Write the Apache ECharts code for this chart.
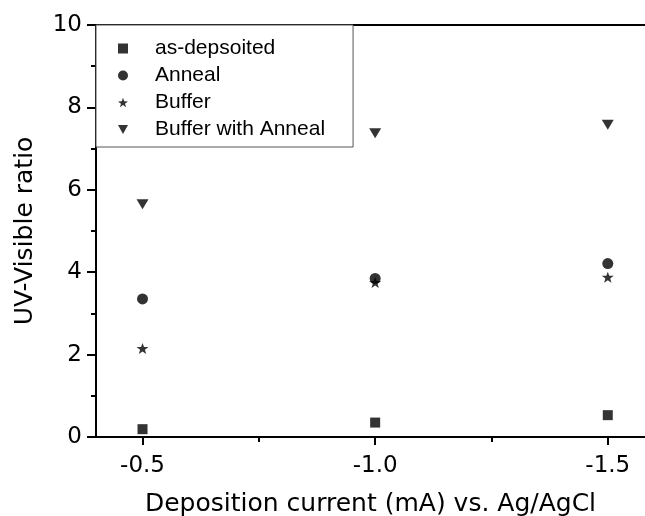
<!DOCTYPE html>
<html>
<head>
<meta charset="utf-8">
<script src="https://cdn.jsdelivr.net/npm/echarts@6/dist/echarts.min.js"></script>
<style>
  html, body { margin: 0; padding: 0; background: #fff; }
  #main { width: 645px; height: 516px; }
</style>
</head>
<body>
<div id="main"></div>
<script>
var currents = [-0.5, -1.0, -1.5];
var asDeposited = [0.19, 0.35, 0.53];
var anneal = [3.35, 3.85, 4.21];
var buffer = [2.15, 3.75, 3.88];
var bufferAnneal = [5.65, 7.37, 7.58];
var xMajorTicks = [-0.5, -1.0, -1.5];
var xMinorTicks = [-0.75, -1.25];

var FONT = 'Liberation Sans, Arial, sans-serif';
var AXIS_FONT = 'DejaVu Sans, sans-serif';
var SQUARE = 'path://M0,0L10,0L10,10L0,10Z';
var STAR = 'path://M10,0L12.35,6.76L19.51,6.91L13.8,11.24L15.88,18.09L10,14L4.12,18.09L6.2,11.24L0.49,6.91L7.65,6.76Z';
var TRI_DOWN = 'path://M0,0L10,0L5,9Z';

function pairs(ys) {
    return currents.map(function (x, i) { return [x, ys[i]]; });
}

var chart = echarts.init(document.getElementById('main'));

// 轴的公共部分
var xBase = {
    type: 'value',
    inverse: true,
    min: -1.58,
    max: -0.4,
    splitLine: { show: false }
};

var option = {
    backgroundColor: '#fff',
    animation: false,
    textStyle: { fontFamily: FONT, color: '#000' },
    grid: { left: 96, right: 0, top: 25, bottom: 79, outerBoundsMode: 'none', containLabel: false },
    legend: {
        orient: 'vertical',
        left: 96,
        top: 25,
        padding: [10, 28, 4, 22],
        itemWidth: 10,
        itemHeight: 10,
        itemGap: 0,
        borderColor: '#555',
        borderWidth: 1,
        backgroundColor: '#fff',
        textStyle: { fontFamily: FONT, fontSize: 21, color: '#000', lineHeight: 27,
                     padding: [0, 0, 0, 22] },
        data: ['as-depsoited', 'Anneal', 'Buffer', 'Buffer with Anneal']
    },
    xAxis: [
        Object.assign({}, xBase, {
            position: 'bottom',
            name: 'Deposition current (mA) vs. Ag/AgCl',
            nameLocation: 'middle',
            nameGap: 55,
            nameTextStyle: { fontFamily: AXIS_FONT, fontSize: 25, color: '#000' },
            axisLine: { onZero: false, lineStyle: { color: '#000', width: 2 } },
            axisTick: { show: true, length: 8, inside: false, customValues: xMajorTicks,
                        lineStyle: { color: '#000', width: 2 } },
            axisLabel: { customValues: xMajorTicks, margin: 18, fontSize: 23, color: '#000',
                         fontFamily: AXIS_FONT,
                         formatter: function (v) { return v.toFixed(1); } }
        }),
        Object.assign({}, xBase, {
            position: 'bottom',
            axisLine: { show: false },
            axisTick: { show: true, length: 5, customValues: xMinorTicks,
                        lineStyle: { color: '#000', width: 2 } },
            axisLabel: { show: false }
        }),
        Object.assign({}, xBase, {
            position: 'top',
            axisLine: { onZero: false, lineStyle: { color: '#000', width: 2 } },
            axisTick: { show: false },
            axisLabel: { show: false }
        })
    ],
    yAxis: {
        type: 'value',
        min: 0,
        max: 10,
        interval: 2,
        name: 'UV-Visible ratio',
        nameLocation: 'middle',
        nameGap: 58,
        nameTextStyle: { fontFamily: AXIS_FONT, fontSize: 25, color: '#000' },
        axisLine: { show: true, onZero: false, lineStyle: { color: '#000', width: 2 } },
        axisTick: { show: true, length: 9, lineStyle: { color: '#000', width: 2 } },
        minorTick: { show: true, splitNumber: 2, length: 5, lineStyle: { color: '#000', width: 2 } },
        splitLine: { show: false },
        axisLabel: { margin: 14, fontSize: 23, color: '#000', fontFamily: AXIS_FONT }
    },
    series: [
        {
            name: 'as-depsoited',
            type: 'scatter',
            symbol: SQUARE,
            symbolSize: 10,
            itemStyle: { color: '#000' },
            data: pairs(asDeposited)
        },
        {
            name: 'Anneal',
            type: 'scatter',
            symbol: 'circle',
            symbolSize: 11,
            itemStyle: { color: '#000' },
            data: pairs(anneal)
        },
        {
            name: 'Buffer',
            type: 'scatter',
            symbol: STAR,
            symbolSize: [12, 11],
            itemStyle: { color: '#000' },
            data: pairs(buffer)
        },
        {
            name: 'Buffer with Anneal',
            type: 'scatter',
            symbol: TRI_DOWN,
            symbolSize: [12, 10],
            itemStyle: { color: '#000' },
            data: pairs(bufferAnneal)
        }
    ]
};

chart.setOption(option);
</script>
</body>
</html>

● **Written problem**
Give the data above again in full and unchanged, skipping the pictures.

● **Response**
Write the Apache ECharts code for this chart.
<!DOCTYPE html>
<html>
<head>
<meta charset="utf-8">
<script src="https://cdn.jsdelivr.net/npm/echarts@6/dist/echarts.min.js"></script>
<style>
  html, body { margin: 0; padding: 0; background: #fff; }
  #main { width: 645px; height: 516px; }
</style>
</head>
<body>
<div id="main"></div>
<script>
var currents = [-0.5, -1.0, -1.5];
var asDeposited = [0.19, 0.35, 0.53];
var anneal = [3.35, 3.85, 4.21];
var buffer = [2.15, 3.75, 3.88];
var bufferAnneal = [5.65, 7.37, 7.58];
var xMajorTicks = [-0.5, -1.0, -1.5];
var xMinorTicks = [-0.75, -1.25];

var FONT = 'Liberation Sans, Arial, sans-serif';
var AXIS_FONT = 'DejaVu Sans, sans-serif';
var SQUARE = 'path://M0,0L10,0L10,10L0,10Z';
var STAR = 'path://M10,0L12.35,6.76L19.51,6.91L13.8,11.24L15.88,18.09L10,14L4.12,18.09L6.2,11.24L0.49,6.91L7.65,6.76Z';
var TRI_DOWN = 'path://M0,0L10,0L5,9Z';

function pairs(ys) {
    return currents.map(function (x, i) { return [x, ys[i]]; });
}

var chart = echarts.init(document.getElementById('main'));

// 轴的公共部分
var xBase = {
    type: 'value',
    inverse: true,
    min: -1.58,
    max: -0.4,
    splitLine: { show: false }
};

var option = {
    backgroundColor: '#fff',
    animation: false,
    textStyle: { fontFamily: FONT, color: '#000' },
    grid: { left: 96, right: 0, top: 25, bottom: 79, outerBoundsMode: 'none', containLabel: false },
    legend: {
        orient: 'vertical',
        left: 96,
        top: 25,
        padding: [10, 28, 4, 22],
        itemWidth: 10,
        itemHeight: 10,
        itemGap: 0,
        borderColor: '#555',
        borderWidth: 1,
        backgroundColor: '#fff',
        textStyle: { fontFamily: FONT, fontSize: 21, color: '#000', lineHeight: 27,
                     padding: [0, 0, 0, 22] },
        data: ['as-depsoited', 'Anneal', 'Buffer', 'Buffer with Anneal']
    },
    xAxis: [
        Object.assign({}, xBase, {
            position: 'bottom',
            name: 'Deposition current (mA) vs. Ag/AgCl',
            nameLocation: 'middle',
            nameGap: 55,
            nameTextStyle: { fontFamily: AXIS_FONT, fontSize: 25, color: '#000' },
            axisLine: { onZero: false, lineStyle: { color: '#000', width: 2 } },
            axisTick: { show: true, length: 8, inside: false, customValues: xMajorTicks,
                        lineStyle: { color: '#000', width: 2 } },
            axisLabel: { customValues: xMajorTicks, margin: 18, fontSize: 23, color: '#000',
                         fontFamily: AXIS_FONT,
                         formatter: function (v) { return v.toFixed(1); } }
        }),
        Object.assign({}, xBase, {
            position: 'bottom',
            axisLine: { show: false },
            axisTick: { show: true, length: 5, customValues: xMinorTicks,
                        lineStyle: { color: '#000', width: 2 } },
            axisLabel: { show: false }
        }),
        Object.assign({}, xBase, {
            position: 'top',
            axisLine: { onZero: false, lineStyle: { color: '#000', width: 2 } },
            axisTick: { show: false },
            axisLabel: { show: false }
        })
    ],
    yAxis: {
        type: 'value',
        min: 0,
        max: 10,
        interval: 2,
        name: 'UV-Visible ratio',
        nameLocation: 'middle',
        nameGap: 58,
        nameTextStyle: { fontFamily: AXIS_FONT, fontSize: 25, color: '#000' },
        axisLine: { show: true, onZero: false, lineStyle: { color: '#000', width: 2 } },
        axisTick: { show: true, length: 9, lineStyle: { color: '#000', width: 2 } },
        minorTick: { show: true, splitNumber: 2, length: 5, lineStyle: { color: '#000', width: 2 } },
        splitLine: { show: false },
        axisLabel: { margin: 14, fontSize: 23, color: '#000', fontFamily: AXIS_FONT }
    },
    series: [
        {
            name: 'as-depsoited',
            type: 'scatter',
            symbol: SQUARE,
            symbolSize: 10,
            itemStyle: { color: '#000' },
            data: pairs(asDeposited)
        },
        {
            name: 'Anneal',
            type: 'scatter',
            symbol: 'circle',
            symbolSize: 11,
            itemStyle: { color: '#000' },
            data: pairs(anneal)
        },
        {
            name: 'Buffer',
            type: 'scatter',
            symbol: STAR,
            symbolSize: [12, 11],
            itemStyle: { color: '#000' },
            data: pairs(buffer)
        },
        {
            name: 'Buffer with Anneal',
            type: 'scatter',
            symbol: TRI_DOWN,
            symbolSize: [12, 10],
            itemStyle: { color: '#000' },
            data: pairs(bufferAnneal)
        }
    ]
};

chart.setOption(option);
</script>
</body>
</html>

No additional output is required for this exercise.